I finally got the weed eater going last night, so I mowed the yard.  My sweet children let me sleep in this morning.  When I came downstairs, my ENTIRE ground floor was covered with the grass clippings from last night.


Went outside to pack the car for swim lessons.  Battery's dead.  Move all the seats to Nick's car and go on about my day.

Nick's AC is on the fritz.

After swim lessons, I need a diet Coke like no one's business, so I head to the PSD McDonald's, where any size fountain drink is a dollar (holla!!!) and guess what?

They're out of diet Coke.


Yes, really.

It's just been a STRANGE day, you know?

But yesterday was awesome.

These sweet ladies took us to the rodeo at Kualoa, and we had a BLAST.

My kids love pony rides.  And I LOVE that they love it, so I'm basically willing to shell out any amount of money for any sort of equestrian experience, no matter how lame.
This one was pretty decent though.  It's no secret that Kualoa is my number one most favorite place on Oahu (followed THISCLOSE by Waimea Valley) so basically, setting my kids on a horse with those mountains in the background? Can't go wrong.

I'm gonna zoom in here and turn of the fancy edits.  Now, I understand that all mothers think their kids are cute blah blah blah.  This is different, Ava is GORGEOUS.  Am I high?  I mean, whatever, she's the most beautiful kid I've ever seen.  Does that make me sound just awful?

I don't care.  Look at her!!
Not gonna lie, I could do without that huge front tooth coming in.  How can I get her to smile with her mouth closed without giving her some sort of complex?

Then there's this dude.

When I got home last night and uploaded this pictures, I literally did a double take.  For a second, I thought I'd accidentally snapped someone else's kid.  I mean, this isn't what Scott looks like!!! Scott is just a baby!!

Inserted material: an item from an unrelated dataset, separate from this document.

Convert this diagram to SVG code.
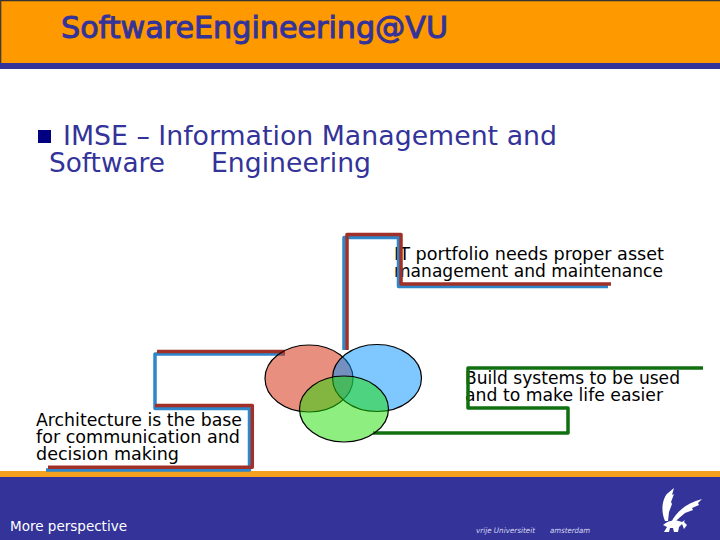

But alas.  There's more than one, and that's what he was wearing, so logic seems to point to one conclusion.

This is Scott.

Where was Warren while this was going on?

As if you needed to ask.
 He was doing what he does best.  Sleeping.  Oy.

They also had an overpriced bouncey house slide.
Engelbrechts are suckers for anything bounce house ish.

And those horses? Check this out.

They painted their 'toenails!!!'  Then I died.
All right.  I'm off to see what other shenanigans we can get into before we can finally go to bed.